It’s Cable. Vince Cable.
You learn surprising things at party conferences. One of the more unexpected revelations at the Lib Dem gathering by the Dorset coast was that the 74-year-old leader of the Liberal Democrats thinks he’s really James Bond.
It was a Q&A with the party leader, which for the most part translated into a fireside chat with Uncle Vince about how jolly nice liberals were squeezed, as they are for the most part, between those two unforgiving granite pillars of Corbynite socialism and Mayite Conservatism.
Having roamed from taking a pop at the attention span, or lack of it, of Donald Trump to being politically brave and redistributing property wealth from those who have some to those who haven’t, the fireside chat turned to what Sir Vince did to relax; apart from dancing the pasodoble in his Twickenham living room.

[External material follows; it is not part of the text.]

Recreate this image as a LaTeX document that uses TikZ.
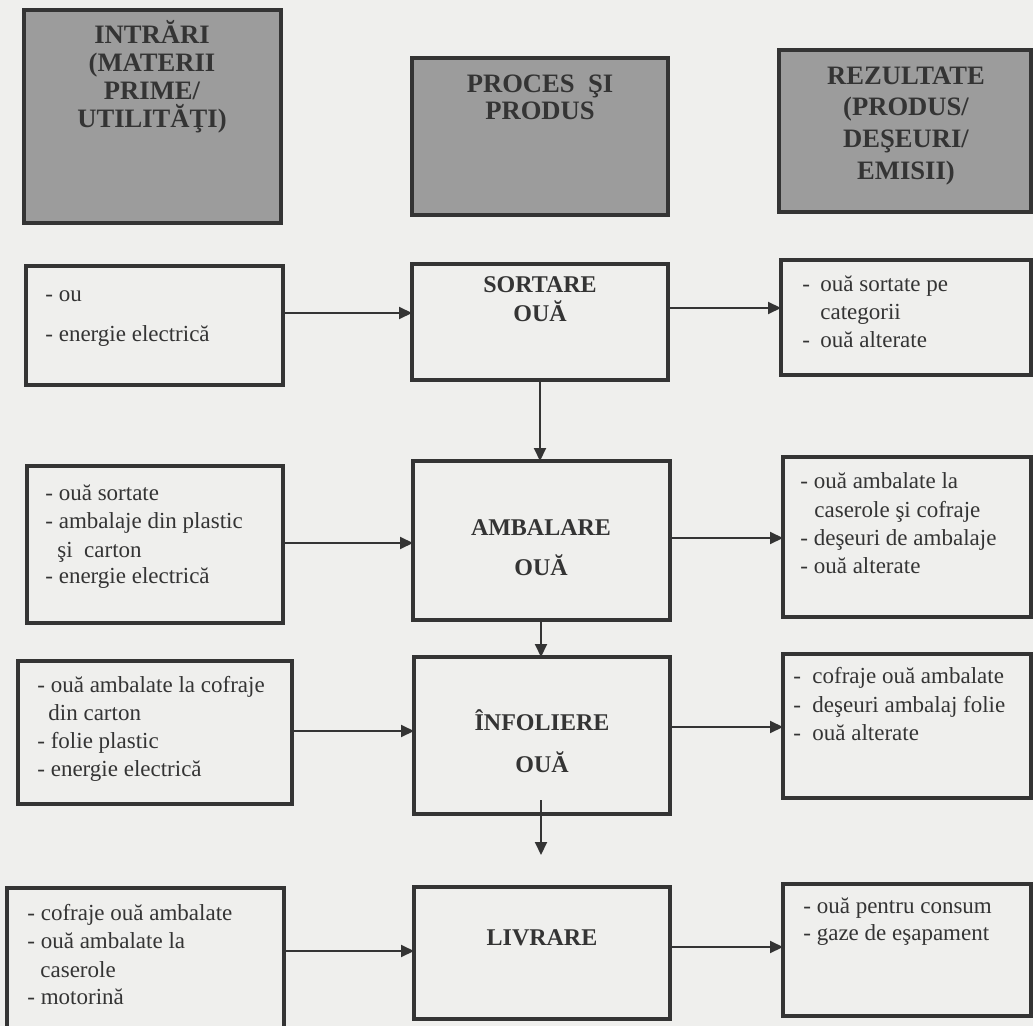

After admitting to reading novels and going on walks with his lovely wife, the big V admitted to doing “slightly dangerous, high energy, edgy things”. At this point, the cardigans in the conference hall suddenly came back to life and chins clamped to chests were slowly raised from their afternoon slumber.
Vince revealed that at the knee-cracking age of 63, he had learnt to ski. He further admitted that once a year he took his skis to the alps where the Russian mafia assembled to sate his need for speed.
The chief Lib Dem admitted to doing red runs and that his ambition was to do a black run. “So, a little danger, a little speed,” declared Vince, eyes widening with a smile.
He then admitted that the one thing he missed as a Government minister was the adrenalin rush he got when, visiting a car factory, he got to test-drive their fastest model.
“When my obituary is written the two things that will be at the top of the list will be: my 10 out of 10 from Len and being allowed to drive a DB9 at 150 mph,” explained Sir Vince to applause.
As the Q&A ended, the only thing missing was the strains of the 1960s Bond theme tune. Daniel Craig, watch out.